Yoshi and the Mysterious Book Gives Switch 2 Families an Early Win
Nintendo's May 21 Switch 2 exclusive offers gentle creature discovery, parent-friendly play, and a lower $59.99 digital price
Yoshi and the Mysterious Book Gives Switch 2 Families an Early Win
Buying new hardware always means the same question: what game do you actually hand the kids first? Nintendo just made that call a little easier. Yoshi and the Mysterious Book lands May 21 on Switch 2 as a $59.99 digital exclusive built around color, curiosity, and almost zero baggage.
What Happened
Nintendo announced the game for Switch 2 with a May 21, 2026 release. The Nintendo store page lists it as exclusive to the new console, supports TV, tabletop, and handheld modes, and weighs in at 20.6 GB. The setup is textbook Yoshi: a talking book named Mr. E has lost his memories of the creatures inside his pages, and Yoshi's job is to wander bright habitats, meet odd animals, experiment with how they behave, and name whatever he finds. Bowser Jr. and Kamek show up to stir trouble, but the tone stays gentle. This is creature discovery, not combat.
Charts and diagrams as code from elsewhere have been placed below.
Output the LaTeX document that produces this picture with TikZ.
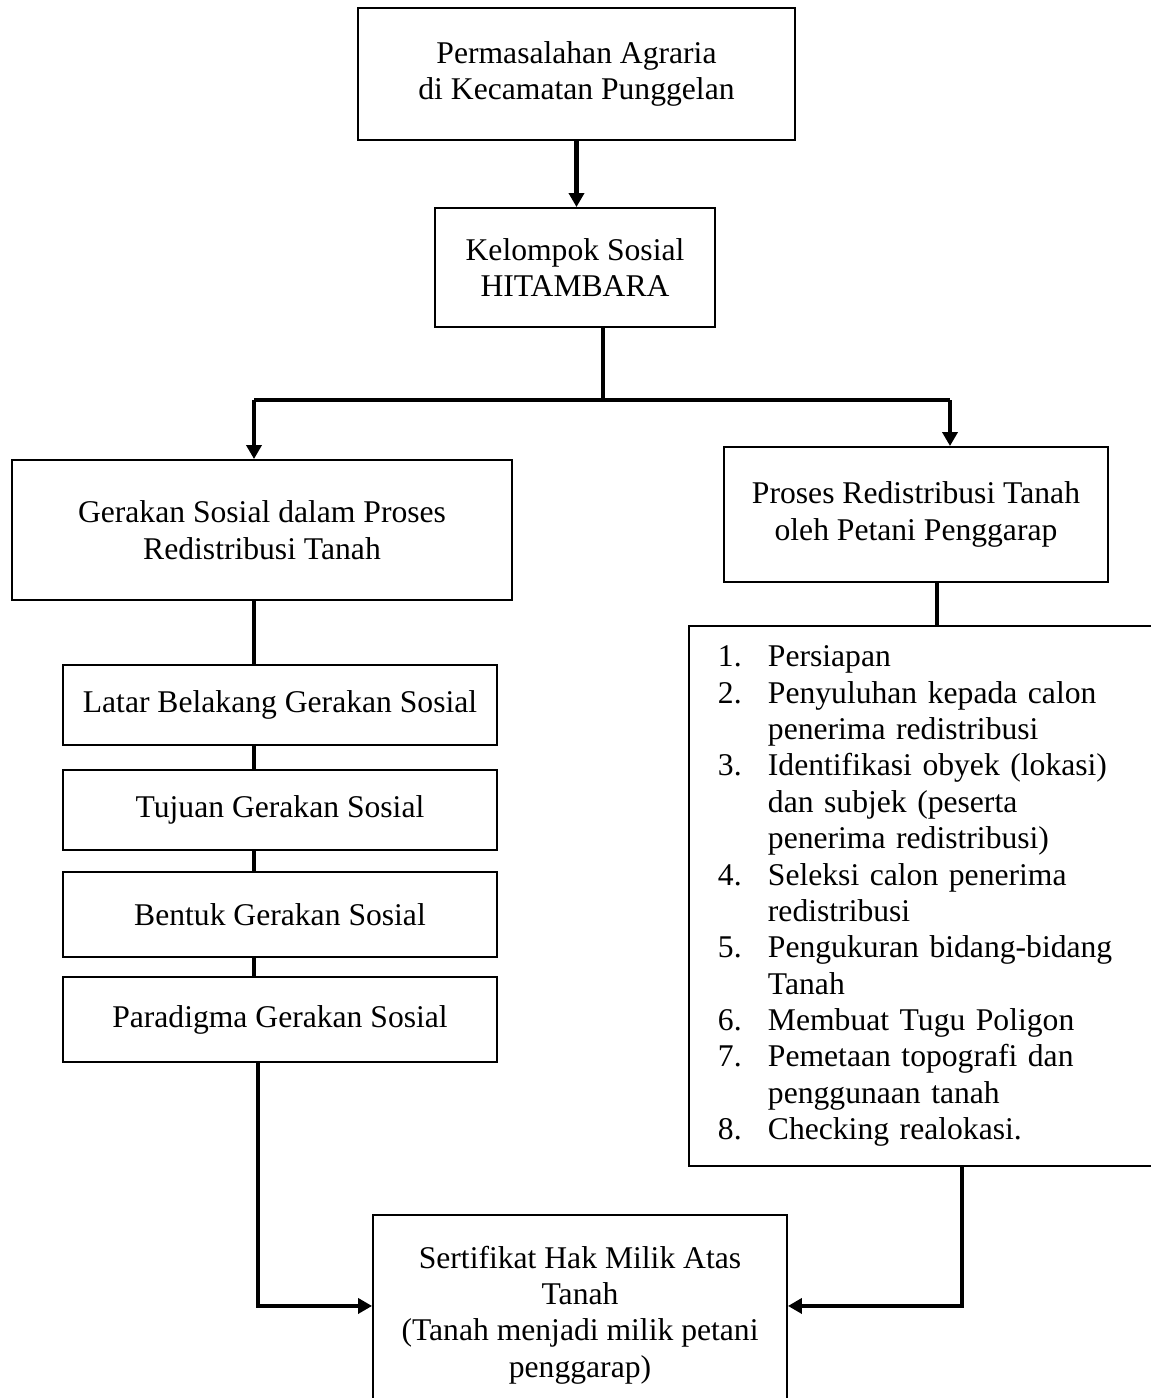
\documentclass[tikz,border=0pt]{standalone}
\usepackage{fontspec}
\setmainfont{Liberation Serif}
\usetikzlibrary{arrows.meta,positioning}

\tikzset{
  kotak/.style={draw,line width=1.1pt,align=center,inner sep=0pt},
  alur/.style={line width=2.3pt},
  panah/.style={alur,-{Triangle[width=0.3cm,length=0.28cm]}},
}

\begin{document}
\begin{tikzpicture}[x=0.02cm,y=-0.02cm,font=\fontsize{18}{20.7}\selectfont]
\useasboundingbox (0,0) rectangle (1150,1398);

% kotak utama
\node[kotak,minimum width=8.74cm,minimum height=2.64cm] (perm) at (576.5,74)
   {Permasalahan Agraria\\di Kecamatan Punggelan};
\node[kotak,minimum width=5.6cm,minimum height=2.38cm] (kelompok) at (575,267.5)
   {Kelompok Sosial\\HITAMBARA};
\node[kotak,minimum width=10cm,minimum height=2.8cm] (gerakan) at (262,530)
   {Gerakan Sosial dalam Proses\\Redistribusi Tanah};
\node[kotak,minimum width=7.68cm,minimum height=2.7cm] (proses) at (916,514.5)
   {Proses Redistribusi Tanah\\oleh Petani Penggarap};

% kolom kiri
\node[kotak,minimum width=8.68cm,minimum height=1.6cm] (latar) at (280,705)
   {Latar Belakang Gerakan Sosial};
\node[kotak,minimum width=8.68cm,minimum height=1.6cm] (tujuan) at (280,810)
   {Tujuan Gerakan Sosial};
\node[kotak,minimum width=8.68cm,minimum height=1.7cm] (bentuk) at (280,914.5)
   {Bentuk Gerakan Sosial};
\node[kotak,minimum width=8.68cm,minimum height=1.7cm] (paradigma) at (280,1019.5)
   {Paradigma Gerakan Sosial};

% daftar tahapan
\node[kotak,anchor=north west,align=left,inner xsep=0.58cm,text width=9.24cm,
      minimum height=10.8cm] (daftar) at (688,625) {%
\begin{tabular}{@{}p{1cm}@{}l@{}}
1. & Persiapan\\
2. & Penyuluhan kepada calon\\
   & penerima redistribusi\\
3. & Identifikasi obyek (lokasi)\\
   & dan subjek (peserta\\
   & penerima redistribusi)\\
4. & Seleksi calon penerima\\
   & redistribusi\\
5. & Pengukuran bidang-bidang\\
   & Tanah\\
6. & Membuat Tugu Poligon\\
7. & Pemetaan topografi dan\\
   & penggunaan tanah\\
8. & Checking realokasi.
\end{tabular}};

\node[kotak,anchor=north,minimum width=8.28cm,minimum height=4cm] (sertifikat) at (580,1214)
   {Sertifikat Hak Milik Atas\\Tanah\\(Tanah menjadi milik petani\\penggarap)};

% titik bantu
\coordinate (cabang) at (603,400);
\coordinate (kiri) at (254,400);
\coordinate (kanan) at (950,400);
\coordinate (kolom) at (254,0);
\coordinate (kolomb) at (258,0);
\coordinate (kolomr) at (937,0);
\coordinate (kolomd) at (962,0);

% penghubung
\draw[panah] (perm.south) -- (perm.south |- kelompok.north);
\draw[alur] (kelompok.south -| cabang) -- (cabang);
\draw[alur] (kiri) -- (kanan);
\draw[panah] (kiri) -- (kiri |- gerakan.north);
\draw[panah] (kanan) -- (kanan |- proses.north);
\draw[alur] (proses.south -| kolomr) -- (daftar.north -| kolomr);
\draw[alur] (gerakan.south -| kolom) -- (latar.north -| kolom);
\draw[alur] (latar.south -| kolom) -- (tujuan.north -| kolom);
\draw[alur] (tujuan.south -| kolom) -- (bentuk.north -| kolom);
\draw[alur] (bentuk.south -| kolom) -- (paradigma.north -| kolom);
\draw[panah] (paradigma.south -| kolomb) |- ([yshift=0.18cm]sertifikat.west);
\draw[panah] (daftar.south -| kolomd) |- ([yshift=0.18cm]sertifikat.east);
\end{tikzpicture}
\end{document}
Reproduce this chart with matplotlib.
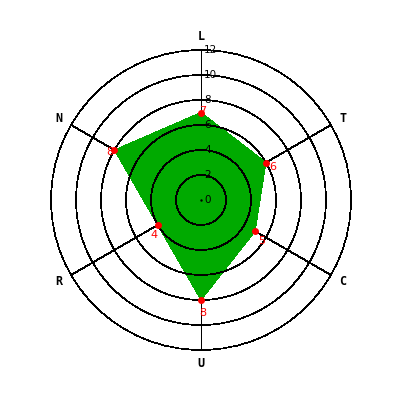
import numpy as np
import matplotlib
matplotlib.use("Agg")
import matplotlib.pyplot as plt

# dane wykresu radarowego
categories = ["L", "T", "C", "U", "R", "N"]
values = [7, 6, 5, 8, 4, 8]
r_ticks = [0, 2, 4, 6, 8, 10, 12]

# przesuniecia etykiet wartosci (piksele)
label_offsets = [(2, 1), (7, -4), (7, -10), (2, -13), (-4, -10), (-5, -2)]

fig = plt.figure(figsize=(4, 4), dpi=100)
fig.patch.set_facecolor("white")
ax = fig.add_axes([0.1275, 0.125, 0.75, 0.75], projection="polar")
ax.set_theta_zero_location("N")
ax.set_theta_direction(-1)
ax.set_ylim(0, 12)
ax.grid(False)
ax.set_xticks([])
ax.set_yticks([])
ax.spines["polar"].set_color("black")
ax.spines["polar"].set_linewidth(0.5)
ax.spines["polar"].set_antialiased(False)

angles = np.arange(len(categories)) * 2 * np.pi / len(categories)

# szprychy pod wypelnieniem
ax.vlines(angles, 0, 12, colors="black", lw=0.6, zorder=1, antialiased=False)

# wypelnienie
th = np.append(angles, angles[0])
vv = np.append(values, values[0])
ax.fill(th, vv, color="#00aa00", zorder=2, lw=0, antialiased=False)

# okregi nad wypelnieniem
circ = np.linspace(0, 2 * np.pi, 400)
for r in r_ticks[1:-1]:
    ax.plot(circ, np.full_like(circ, r), color="black", lw=0.5, zorder=3, antialiased=False)

# etykiety osi radialnej
for r in r_ticks:
    ax.annotate(str(r), xy=(0, r), xytext=(3, 0), textcoords="offset pixels",
                ha="left", va="center", fontsize=7.5, color="black", zorder=5)
ax.plot([0], [0], "k.", ms=1.5, zorder=5)

# kategorie
for a, c in zip(angles, categories):
    ax.text(a, 13.1, c, ha="center", va="center", fontsize=8.5,
            fontweight="bold", family="DejaVu Sans Mono", clip_on=False)

# punkty i wartosci
ax.plot(angles, values, "o", color="red", ms=4, zorder=6, clip_on=False)
for a, v, off in zip(angles, values, label_offsets):
    ax.annotate(str(v), xy=(a, v), xytext=off, textcoords="offset pixels",
                ha="center", va="center", fontsize=8, color="red", zorder=5)

fig.savefig("out.png", dpi=100)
Yoshi exploring a colorful creature habitat — Nintendo
Why It Matters
New consoles create pressure. Parents already paid for the hardware, and now every game wants another $70. Yoshi and the Mysterious Book breaks that pattern at $59.99 digitally. If Nintendo is testing friendlier pricing on Switch 2, families should notice. A first-party exclusive that undercuts the premium tier is a genuine relief for households with more than one child angling for controller time.
The design matters too. Colorful, readable, and built around playful discovery rather than aggression. Parents looking for something that rewards curiosity without demanding reflexes or tolerance for violence have a clear option here. That combination is rarer than it should be at launch.
Yoshi interacting with creatures inside Mr. E's book — Nintendo
What We Know
The facts are straightforward. May 21. Switch 2 only. $59.99 digital. The core loop is exploring habitats, learning creature behaviors, and helping Mr. E recover his memories. Nintendo confirmed Bowser Jr. and Kamek as the mischief-makers, so the story keeps its Mushroom Kingdom flavor.
Screen Rant's coverage adds consumer context around release timing and pre-orders, while Nintendo's own pages carry the core details. Nothing in the research points to mature content. The real variables for parents will be reading load, difficulty curve, and whether the creature loop stays engaging past the opening hours.
What's Next
Watch for a final trailer, early review impressions, and any eShop notes on multiplayer or accessibility before May 21. If Nintendo keeps the tone as light as the current material suggests, this could become a safe first-library pick for families who want color, humor, and very little stress.
The deeper question is whether Yoshi becomes a template for how Nintendo prices family games on Switch 2. A polished exclusive at $59.99 would be a welcome signal. For now, it belongs on the May calendar.